**INPUT MATERIAL**:
──────────────────────────────
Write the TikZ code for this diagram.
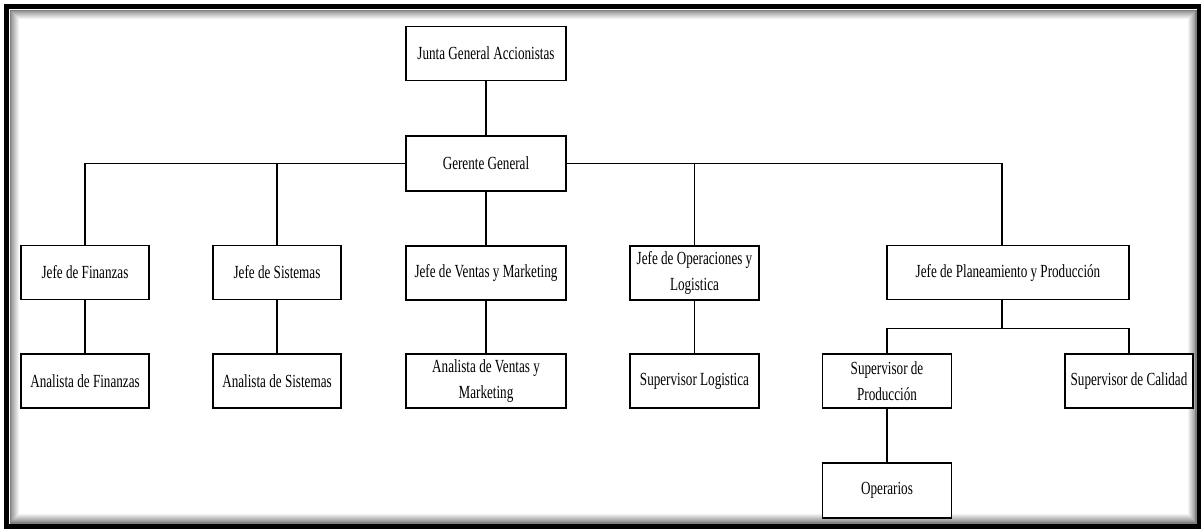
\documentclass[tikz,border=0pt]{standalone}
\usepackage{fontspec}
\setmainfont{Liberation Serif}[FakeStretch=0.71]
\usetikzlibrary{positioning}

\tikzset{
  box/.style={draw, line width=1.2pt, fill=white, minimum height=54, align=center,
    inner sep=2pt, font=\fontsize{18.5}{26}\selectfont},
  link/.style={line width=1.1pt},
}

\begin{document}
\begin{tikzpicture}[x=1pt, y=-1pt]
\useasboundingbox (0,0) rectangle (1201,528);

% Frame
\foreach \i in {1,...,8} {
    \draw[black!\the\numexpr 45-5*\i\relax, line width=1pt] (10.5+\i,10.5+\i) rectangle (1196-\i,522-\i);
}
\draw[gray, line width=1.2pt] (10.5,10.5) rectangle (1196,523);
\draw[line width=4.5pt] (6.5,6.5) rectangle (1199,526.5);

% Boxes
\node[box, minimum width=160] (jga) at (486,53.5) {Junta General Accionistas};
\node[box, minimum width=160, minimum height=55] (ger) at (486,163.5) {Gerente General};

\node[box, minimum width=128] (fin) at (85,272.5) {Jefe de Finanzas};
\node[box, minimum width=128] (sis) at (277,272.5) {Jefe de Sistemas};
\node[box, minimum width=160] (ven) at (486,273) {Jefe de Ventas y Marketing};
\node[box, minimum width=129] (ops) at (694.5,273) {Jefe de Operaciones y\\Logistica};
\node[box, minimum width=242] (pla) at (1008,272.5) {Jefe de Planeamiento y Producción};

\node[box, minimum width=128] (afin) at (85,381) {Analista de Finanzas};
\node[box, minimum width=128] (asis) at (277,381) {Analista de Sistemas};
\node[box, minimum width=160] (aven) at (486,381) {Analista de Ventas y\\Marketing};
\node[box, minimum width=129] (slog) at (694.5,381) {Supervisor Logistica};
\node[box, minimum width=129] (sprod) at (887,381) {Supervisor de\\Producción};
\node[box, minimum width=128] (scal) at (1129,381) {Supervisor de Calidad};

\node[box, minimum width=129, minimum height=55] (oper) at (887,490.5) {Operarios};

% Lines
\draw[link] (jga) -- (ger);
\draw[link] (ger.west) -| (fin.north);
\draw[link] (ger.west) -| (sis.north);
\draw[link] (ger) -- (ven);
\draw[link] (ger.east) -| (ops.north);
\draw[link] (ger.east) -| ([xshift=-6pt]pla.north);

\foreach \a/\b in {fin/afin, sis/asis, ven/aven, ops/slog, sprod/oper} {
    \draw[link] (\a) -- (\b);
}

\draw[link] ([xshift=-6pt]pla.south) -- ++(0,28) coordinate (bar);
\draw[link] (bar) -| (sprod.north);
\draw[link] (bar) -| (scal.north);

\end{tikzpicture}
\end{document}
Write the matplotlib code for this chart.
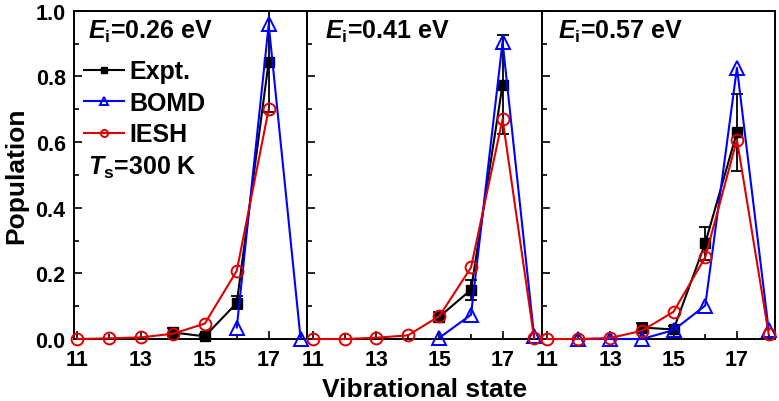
──────────────────────────────
**THE TASK**: Without the pictures, write out the whole listing above exactly as it appears.

**EXERCISE OUTPUT**:
Write the TikZ code for this diagram.
\documentclass[tikz,border=0pt]{standalone}
\usepackage{fontspec}
\setmainfont{Liberation Serif}[FakeStretch=0.71]
\usetikzlibrary{positioning}

\tikzset{
  box/.style={draw, line width=1.2pt, fill=white, minimum height=54, align=center,
    inner sep=2pt, font=\fontsize{18.5}{26}\selectfont},
  link/.style={line width=1.1pt},
}

\begin{document}
\begin{tikzpicture}[x=1pt, y=-1pt]
\useasboundingbox (0,0) rectangle (1201,528);

% Frame
\foreach \i in {1,...,8} {
    \draw[black!\the\numexpr 45-5*\i\relax, line width=1pt] (10.5+\i,10.5+\i) rectangle (1196-\i,522-\i);
}
\draw[gray, line width=1.2pt] (10.5,10.5) rectangle (1196,523);
\draw[line width=4.5pt] (6.5,6.5) rectangle (1199,526.5);

% Boxes
\node[box, minimum width=160] (jga) at (486,53.5) {Junta General Accionistas};
\node[box, minimum width=160, minimum height=55] (ger) at (486,163.5) {Gerente General};

\node[box, minimum width=128] (fin) at (85,272.5) {Jefe de Finanzas};
\node[box, minimum width=128] (sis) at (277,272.5) {Jefe de Sistemas};
\node[box, minimum width=160] (ven) at (486,273) {Jefe de Ventas y Marketing};
\node[box, minimum width=129] (ops) at (694.5,273) {Jefe de Operaciones y\\Logistica};
\node[box, minimum width=242] (pla) at (1008,272.5) {Jefe de Planeamiento y Producción};

\node[box, minimum width=128] (afin) at (85,381) {Analista de Finanzas};
\node[box, minimum width=128] (asis) at (277,381) {Analista de Sistemas};
\node[box, minimum width=160] (aven) at (486,381) {Analista de Ventas y\\Marketing};
\node[box, minimum width=129] (slog) at (694.5,381) {Supervisor Logistica};
\node[box, minimum width=129] (sprod) at (887,381) {Supervisor de\\Producción};
\node[box, minimum width=128] (scal) at (1129,381) {Supervisor de Calidad};

\node[box, minimum width=129, minimum height=55] (oper) at (887,490.5) {Operarios};

% Lines
\draw[link] (jga) -- (ger);
\draw[link] (ger.west) -| (fin.north);
\draw[link] (ger.west) -| (sis.north);
\draw[link] (ger) -- (ven);
\draw[link] (ger.east) -| (ops.north);
\draw[link] (ger.east) -| ([xshift=-6pt]pla.north);

\foreach \a/\b in {fin/afin, sis/asis, ven/aven, ops/slog, sprod/oper} {
    \draw[link] (\a) -- (\b);
}

\draw[link] ([xshift=-6pt]pla.south) -- ++(0,28) coordinate (bar);
\draw[link] (bar) -| (sprod.north);
\draw[link] (bar) -| (scal.north);

\end{tikzpicture}
\end{document}
Write the matplotlib code for this chart.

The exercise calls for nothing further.